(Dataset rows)
- - - -

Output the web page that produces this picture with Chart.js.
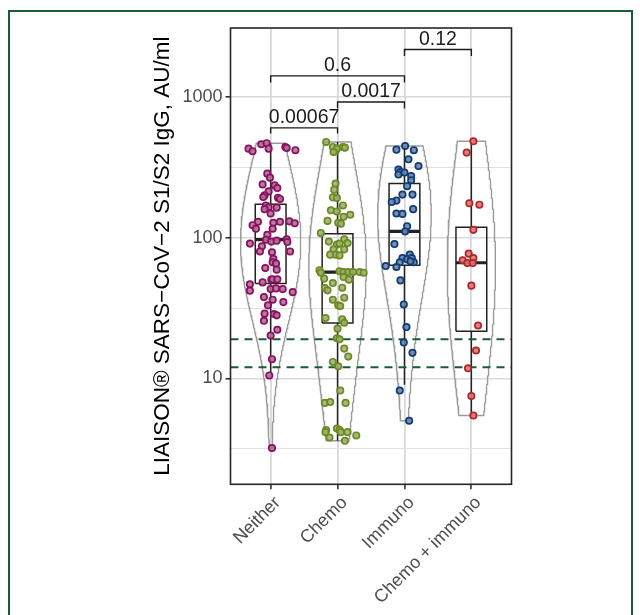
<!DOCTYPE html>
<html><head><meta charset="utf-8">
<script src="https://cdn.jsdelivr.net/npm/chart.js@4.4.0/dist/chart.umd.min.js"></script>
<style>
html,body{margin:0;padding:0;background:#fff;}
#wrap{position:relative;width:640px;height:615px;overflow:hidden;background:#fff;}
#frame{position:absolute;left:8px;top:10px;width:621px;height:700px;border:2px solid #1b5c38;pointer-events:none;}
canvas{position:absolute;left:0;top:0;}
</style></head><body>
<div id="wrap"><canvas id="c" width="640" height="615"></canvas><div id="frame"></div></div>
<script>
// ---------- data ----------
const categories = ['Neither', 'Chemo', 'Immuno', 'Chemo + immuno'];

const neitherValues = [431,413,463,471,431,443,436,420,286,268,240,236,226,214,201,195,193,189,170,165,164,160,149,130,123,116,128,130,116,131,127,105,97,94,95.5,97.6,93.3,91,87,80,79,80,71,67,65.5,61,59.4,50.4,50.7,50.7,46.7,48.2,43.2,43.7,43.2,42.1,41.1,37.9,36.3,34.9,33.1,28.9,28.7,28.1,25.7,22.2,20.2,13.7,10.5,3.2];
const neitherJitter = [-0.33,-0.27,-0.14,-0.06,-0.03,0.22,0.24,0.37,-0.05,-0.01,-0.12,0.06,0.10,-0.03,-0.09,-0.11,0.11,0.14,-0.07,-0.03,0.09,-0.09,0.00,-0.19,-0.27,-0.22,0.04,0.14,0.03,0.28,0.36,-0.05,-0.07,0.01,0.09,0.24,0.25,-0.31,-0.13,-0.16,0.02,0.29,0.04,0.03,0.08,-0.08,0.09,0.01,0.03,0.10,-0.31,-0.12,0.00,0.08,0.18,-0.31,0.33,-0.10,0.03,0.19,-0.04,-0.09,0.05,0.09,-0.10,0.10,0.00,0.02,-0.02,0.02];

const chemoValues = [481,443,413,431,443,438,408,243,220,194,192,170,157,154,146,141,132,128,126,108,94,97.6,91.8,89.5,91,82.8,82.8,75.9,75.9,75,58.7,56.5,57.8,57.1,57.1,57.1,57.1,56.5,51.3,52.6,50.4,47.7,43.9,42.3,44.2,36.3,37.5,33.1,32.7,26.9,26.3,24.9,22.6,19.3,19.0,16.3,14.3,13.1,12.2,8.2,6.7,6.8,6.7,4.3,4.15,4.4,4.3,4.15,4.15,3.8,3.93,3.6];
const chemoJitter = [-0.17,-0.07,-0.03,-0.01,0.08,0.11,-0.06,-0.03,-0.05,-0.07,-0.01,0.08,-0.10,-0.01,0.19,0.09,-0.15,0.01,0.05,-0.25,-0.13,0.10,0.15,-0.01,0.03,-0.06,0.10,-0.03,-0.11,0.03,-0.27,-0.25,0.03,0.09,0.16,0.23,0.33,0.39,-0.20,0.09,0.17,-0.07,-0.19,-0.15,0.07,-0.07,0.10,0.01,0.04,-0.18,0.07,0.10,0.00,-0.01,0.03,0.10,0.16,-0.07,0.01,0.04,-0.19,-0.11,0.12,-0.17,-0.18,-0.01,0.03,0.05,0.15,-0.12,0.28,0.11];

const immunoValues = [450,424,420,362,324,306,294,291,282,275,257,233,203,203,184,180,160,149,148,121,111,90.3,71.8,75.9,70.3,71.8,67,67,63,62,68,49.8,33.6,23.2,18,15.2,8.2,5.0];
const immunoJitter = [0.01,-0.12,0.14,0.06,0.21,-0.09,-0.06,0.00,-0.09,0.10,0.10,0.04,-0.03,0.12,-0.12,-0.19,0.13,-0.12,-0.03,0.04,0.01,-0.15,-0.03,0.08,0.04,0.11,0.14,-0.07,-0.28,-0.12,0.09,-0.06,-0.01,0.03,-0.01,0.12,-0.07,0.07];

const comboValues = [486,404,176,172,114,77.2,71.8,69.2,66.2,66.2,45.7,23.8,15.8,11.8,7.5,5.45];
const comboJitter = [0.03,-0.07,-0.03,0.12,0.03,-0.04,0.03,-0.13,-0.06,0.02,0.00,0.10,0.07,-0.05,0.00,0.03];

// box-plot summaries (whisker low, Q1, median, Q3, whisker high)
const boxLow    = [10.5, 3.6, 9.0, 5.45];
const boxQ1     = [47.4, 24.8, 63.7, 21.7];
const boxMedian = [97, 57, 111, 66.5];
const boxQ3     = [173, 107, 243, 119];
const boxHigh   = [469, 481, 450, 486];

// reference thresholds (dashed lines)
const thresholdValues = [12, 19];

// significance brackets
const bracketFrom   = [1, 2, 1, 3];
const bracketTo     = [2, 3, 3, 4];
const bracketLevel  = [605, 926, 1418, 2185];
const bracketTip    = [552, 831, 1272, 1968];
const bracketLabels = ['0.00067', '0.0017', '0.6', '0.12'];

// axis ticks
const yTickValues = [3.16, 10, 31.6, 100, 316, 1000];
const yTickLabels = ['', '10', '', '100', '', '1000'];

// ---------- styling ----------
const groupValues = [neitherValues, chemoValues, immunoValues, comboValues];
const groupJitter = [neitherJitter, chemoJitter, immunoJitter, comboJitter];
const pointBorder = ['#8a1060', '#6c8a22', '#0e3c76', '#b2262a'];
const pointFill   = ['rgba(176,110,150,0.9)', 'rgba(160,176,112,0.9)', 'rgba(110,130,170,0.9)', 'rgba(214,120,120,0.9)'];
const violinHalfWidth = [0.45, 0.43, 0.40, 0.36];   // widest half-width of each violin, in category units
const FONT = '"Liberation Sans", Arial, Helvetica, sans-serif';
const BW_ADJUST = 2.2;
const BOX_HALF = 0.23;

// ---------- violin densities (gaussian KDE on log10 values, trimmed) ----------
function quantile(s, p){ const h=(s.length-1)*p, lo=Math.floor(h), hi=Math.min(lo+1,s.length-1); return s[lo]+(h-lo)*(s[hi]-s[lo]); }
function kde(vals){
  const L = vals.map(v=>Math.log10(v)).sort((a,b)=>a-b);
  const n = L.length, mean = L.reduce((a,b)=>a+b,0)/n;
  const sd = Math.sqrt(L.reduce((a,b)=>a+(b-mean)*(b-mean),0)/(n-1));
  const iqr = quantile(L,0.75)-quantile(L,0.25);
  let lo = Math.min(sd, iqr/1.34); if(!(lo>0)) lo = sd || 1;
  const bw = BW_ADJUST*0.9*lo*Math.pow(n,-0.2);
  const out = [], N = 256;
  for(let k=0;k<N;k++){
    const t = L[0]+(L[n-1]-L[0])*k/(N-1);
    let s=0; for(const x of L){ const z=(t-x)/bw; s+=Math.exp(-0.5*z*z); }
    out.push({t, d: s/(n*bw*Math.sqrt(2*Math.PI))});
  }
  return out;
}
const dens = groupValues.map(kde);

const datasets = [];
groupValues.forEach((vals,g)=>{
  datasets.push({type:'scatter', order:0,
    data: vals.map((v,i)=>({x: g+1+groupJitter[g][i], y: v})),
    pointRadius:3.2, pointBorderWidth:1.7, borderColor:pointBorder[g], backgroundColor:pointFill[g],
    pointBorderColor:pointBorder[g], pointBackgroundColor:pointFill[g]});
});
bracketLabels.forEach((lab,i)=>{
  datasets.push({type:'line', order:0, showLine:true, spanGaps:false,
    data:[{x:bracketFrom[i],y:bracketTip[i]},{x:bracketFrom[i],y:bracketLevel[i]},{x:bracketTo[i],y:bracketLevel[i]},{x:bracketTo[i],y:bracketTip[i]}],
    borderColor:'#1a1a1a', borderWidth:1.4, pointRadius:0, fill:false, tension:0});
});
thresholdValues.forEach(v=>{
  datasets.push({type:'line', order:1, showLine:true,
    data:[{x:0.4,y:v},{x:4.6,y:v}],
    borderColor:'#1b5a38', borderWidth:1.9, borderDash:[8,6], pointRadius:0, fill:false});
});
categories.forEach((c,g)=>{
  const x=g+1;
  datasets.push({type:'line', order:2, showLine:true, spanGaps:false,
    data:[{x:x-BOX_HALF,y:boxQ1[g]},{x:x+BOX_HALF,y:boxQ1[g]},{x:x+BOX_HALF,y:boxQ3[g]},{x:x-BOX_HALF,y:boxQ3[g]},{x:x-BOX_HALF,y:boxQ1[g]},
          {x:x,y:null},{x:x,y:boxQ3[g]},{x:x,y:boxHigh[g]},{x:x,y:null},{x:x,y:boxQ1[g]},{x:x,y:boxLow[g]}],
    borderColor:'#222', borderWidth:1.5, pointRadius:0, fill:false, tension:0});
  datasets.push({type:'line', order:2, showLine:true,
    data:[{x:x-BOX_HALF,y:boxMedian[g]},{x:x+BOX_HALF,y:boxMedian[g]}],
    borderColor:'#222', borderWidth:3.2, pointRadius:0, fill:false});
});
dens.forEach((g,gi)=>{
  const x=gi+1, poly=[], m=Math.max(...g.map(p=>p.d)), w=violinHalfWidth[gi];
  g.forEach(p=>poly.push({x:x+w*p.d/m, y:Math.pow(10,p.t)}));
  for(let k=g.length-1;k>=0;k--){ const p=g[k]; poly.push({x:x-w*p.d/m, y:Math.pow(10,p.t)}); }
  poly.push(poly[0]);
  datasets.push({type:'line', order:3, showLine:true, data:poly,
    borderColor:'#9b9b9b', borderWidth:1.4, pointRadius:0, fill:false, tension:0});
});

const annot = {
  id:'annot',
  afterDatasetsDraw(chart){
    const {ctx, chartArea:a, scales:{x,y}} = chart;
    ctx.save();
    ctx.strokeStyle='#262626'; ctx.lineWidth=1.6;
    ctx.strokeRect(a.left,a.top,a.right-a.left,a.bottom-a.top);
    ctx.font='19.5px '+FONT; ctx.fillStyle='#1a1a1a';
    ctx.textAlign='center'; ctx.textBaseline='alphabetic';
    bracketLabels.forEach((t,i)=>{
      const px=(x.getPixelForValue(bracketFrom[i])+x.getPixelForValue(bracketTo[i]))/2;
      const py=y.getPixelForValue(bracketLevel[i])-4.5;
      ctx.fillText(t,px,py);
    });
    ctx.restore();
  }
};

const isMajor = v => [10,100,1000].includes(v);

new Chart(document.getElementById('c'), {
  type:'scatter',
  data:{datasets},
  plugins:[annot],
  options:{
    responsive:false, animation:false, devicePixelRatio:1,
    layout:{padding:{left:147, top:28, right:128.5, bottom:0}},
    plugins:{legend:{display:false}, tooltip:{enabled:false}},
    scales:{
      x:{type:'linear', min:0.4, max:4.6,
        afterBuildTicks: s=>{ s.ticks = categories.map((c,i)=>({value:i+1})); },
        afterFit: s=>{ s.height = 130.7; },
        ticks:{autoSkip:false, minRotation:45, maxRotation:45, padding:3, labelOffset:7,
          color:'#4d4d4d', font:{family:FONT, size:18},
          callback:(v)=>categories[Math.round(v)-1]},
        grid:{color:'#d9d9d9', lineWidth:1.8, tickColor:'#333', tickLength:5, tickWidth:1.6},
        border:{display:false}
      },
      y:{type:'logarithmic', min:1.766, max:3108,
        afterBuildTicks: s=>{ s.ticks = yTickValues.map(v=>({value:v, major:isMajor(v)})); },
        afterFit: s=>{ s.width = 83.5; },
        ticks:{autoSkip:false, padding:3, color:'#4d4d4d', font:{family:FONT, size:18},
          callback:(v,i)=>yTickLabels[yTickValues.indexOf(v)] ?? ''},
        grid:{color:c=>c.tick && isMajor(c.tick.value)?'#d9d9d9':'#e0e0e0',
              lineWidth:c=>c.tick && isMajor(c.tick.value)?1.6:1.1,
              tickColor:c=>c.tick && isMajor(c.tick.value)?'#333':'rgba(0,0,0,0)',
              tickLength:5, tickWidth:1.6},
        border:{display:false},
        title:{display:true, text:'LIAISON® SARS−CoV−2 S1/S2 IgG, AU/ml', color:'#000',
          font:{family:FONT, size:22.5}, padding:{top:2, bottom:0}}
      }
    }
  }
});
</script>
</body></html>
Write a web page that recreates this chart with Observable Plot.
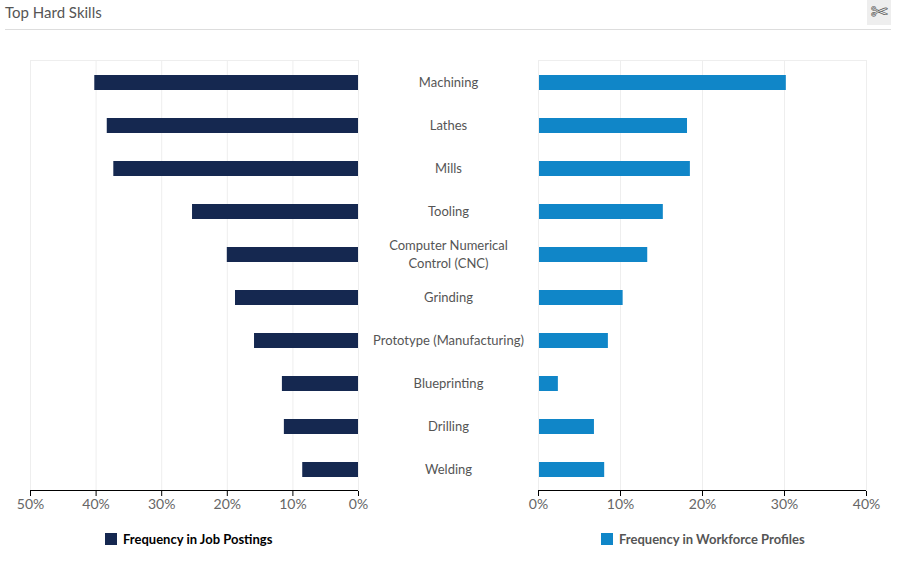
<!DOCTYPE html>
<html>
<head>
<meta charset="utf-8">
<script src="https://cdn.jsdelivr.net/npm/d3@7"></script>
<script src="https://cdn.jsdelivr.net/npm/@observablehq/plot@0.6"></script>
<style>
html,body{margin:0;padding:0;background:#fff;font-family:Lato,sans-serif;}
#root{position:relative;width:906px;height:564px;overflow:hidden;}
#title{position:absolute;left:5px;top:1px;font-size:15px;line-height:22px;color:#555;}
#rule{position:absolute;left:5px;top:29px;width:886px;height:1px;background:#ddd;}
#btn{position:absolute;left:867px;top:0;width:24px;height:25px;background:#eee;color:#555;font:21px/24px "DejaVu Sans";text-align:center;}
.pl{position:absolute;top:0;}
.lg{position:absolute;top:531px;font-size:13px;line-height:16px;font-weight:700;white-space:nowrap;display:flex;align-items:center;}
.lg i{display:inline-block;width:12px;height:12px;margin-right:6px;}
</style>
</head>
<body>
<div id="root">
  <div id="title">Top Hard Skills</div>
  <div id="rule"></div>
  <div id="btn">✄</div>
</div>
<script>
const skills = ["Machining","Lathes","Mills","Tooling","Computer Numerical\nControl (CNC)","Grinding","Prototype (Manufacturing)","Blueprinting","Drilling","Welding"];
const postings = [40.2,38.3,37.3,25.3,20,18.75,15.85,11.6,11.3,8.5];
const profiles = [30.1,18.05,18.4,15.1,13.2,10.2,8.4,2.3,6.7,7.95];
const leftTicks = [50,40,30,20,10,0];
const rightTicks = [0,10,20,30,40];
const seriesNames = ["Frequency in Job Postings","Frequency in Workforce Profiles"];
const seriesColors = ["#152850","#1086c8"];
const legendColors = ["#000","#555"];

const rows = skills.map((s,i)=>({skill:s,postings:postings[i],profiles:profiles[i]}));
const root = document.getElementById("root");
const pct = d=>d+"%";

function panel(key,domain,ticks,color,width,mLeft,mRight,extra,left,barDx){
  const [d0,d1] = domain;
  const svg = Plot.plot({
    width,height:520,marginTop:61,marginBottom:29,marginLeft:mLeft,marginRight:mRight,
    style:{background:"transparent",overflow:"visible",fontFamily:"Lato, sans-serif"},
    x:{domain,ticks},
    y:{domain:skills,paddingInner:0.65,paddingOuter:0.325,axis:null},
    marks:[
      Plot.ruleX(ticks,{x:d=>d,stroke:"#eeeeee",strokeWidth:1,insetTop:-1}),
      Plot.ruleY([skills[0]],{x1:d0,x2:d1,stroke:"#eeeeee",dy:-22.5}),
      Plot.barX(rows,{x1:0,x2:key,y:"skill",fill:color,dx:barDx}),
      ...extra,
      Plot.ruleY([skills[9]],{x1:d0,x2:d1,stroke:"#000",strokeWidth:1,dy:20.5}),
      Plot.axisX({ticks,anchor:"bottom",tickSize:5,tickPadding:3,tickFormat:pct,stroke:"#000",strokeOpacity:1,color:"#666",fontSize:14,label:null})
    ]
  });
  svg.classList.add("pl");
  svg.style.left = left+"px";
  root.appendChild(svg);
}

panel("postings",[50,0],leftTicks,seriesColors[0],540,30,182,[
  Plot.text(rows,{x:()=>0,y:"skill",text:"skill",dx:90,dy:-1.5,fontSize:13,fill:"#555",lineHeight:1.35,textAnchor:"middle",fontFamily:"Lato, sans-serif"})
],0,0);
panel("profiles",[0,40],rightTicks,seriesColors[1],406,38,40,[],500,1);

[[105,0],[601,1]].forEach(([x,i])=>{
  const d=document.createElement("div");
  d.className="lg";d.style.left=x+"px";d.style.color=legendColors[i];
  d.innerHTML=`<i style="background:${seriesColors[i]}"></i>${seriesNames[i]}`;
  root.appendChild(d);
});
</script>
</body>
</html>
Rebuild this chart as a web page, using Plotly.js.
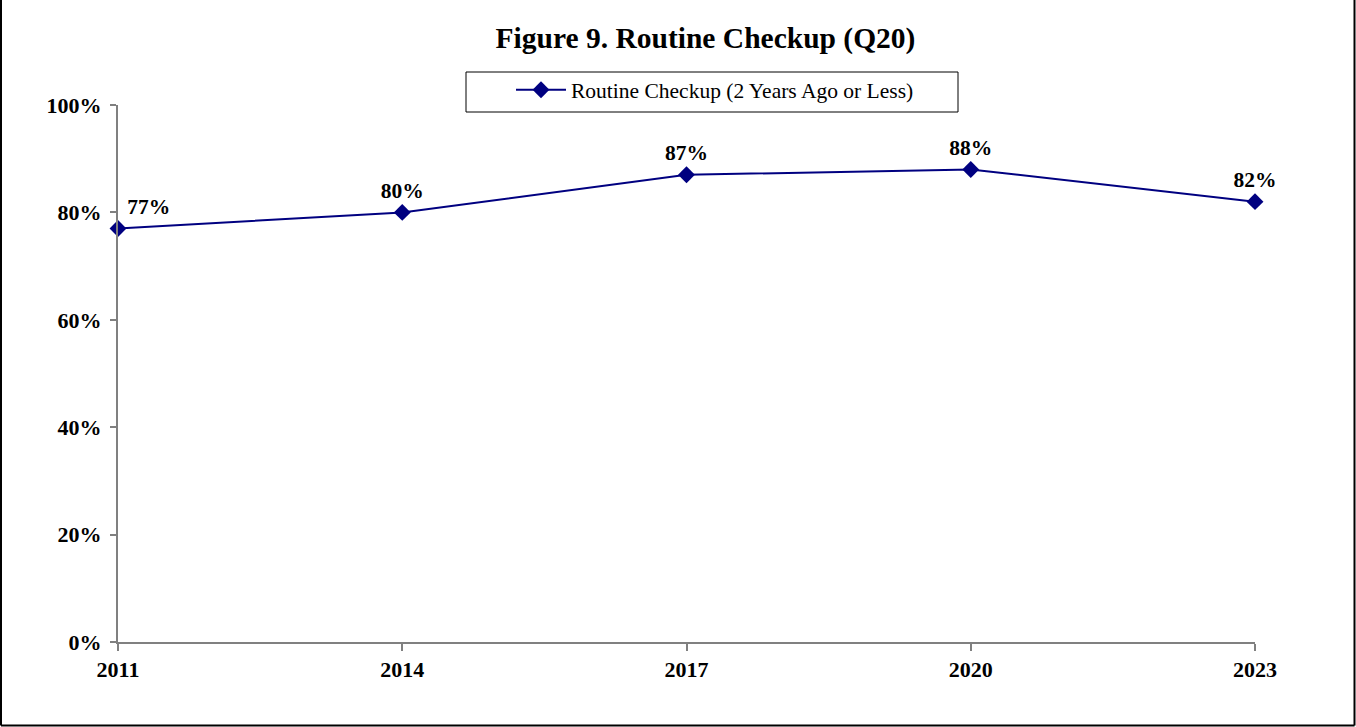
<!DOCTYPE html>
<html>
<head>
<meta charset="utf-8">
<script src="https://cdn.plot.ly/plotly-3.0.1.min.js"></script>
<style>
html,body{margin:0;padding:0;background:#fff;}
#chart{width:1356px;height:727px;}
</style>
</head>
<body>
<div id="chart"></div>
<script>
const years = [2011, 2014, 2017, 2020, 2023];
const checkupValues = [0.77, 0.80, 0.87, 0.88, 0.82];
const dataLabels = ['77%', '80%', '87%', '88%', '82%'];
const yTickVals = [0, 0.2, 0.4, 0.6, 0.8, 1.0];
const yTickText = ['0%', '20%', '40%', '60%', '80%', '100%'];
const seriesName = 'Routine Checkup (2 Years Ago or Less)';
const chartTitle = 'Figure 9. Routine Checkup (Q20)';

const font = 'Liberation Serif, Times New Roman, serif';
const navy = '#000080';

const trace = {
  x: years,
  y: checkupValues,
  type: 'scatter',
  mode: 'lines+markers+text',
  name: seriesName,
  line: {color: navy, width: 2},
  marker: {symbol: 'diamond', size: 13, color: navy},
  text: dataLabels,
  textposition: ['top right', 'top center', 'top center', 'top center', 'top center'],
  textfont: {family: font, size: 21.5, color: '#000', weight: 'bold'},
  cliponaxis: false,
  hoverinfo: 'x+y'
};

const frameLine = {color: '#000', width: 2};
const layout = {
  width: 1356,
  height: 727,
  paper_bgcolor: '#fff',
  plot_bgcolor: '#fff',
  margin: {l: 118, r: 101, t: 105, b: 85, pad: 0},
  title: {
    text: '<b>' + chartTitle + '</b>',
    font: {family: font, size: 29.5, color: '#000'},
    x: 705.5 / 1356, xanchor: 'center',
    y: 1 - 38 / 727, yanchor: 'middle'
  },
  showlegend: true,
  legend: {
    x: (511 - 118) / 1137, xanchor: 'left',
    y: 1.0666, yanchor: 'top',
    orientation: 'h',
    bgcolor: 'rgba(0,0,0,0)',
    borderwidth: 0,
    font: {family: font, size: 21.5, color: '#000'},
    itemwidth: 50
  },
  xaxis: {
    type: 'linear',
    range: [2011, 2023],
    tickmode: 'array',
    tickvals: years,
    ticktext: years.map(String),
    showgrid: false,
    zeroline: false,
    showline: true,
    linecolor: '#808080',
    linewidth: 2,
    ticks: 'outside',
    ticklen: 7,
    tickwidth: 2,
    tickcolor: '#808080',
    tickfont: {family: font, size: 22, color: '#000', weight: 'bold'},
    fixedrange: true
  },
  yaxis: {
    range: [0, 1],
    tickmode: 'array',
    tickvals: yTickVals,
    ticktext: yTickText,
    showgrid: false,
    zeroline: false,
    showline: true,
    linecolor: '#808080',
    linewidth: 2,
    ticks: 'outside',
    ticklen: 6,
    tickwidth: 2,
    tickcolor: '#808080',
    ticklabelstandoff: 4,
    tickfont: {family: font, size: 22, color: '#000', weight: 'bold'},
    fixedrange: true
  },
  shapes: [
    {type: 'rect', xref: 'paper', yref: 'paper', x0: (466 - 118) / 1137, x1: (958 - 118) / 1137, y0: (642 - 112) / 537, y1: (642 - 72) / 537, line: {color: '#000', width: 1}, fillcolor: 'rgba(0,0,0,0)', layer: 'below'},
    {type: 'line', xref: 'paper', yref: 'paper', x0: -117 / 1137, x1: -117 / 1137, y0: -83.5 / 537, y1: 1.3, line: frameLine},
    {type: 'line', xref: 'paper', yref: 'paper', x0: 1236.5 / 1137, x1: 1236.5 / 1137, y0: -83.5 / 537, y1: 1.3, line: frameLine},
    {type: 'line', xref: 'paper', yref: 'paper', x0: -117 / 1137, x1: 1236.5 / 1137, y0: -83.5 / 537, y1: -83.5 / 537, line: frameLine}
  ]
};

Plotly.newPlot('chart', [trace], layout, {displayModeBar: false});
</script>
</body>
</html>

- - - -

● **Prompt**
Pictures do not belong in the copy. Repeat only the lines from the top of the records through the line containing "const categories = ['Neither', 'Chemo', 'Immuno', 'Chemo".

● **Task result**
Output the web page that produces this picture with Chart.js.
<!DOCTYPE html>
<html><head><meta charset="utf-8">
<script src="https://cdn.jsdelivr.net/npm/chart.js@4.4.0/dist/chart.umd.min.js"></script>
<style>
html,body{margin:0;padding:0;background:#fff;}
#wrap{position:relative;width:640px;height:615px;overflow:hidden;background:#fff;}
#frame{position:absolute;left:8px;top:10px;width:621px;height:700px;border:2px solid #1b5c38;pointer-events:none;}
canvas{position:absolute;left:0;top:0;}
</style></head><body>
<div id="wrap"><canvas id="c" width="640" height="615"></canvas><div id="frame"></div></div>
<script>
// ---------- data ----------
const categories = ['Neither', 'Chemo', 'Immuno', 'Chemo + immuno'];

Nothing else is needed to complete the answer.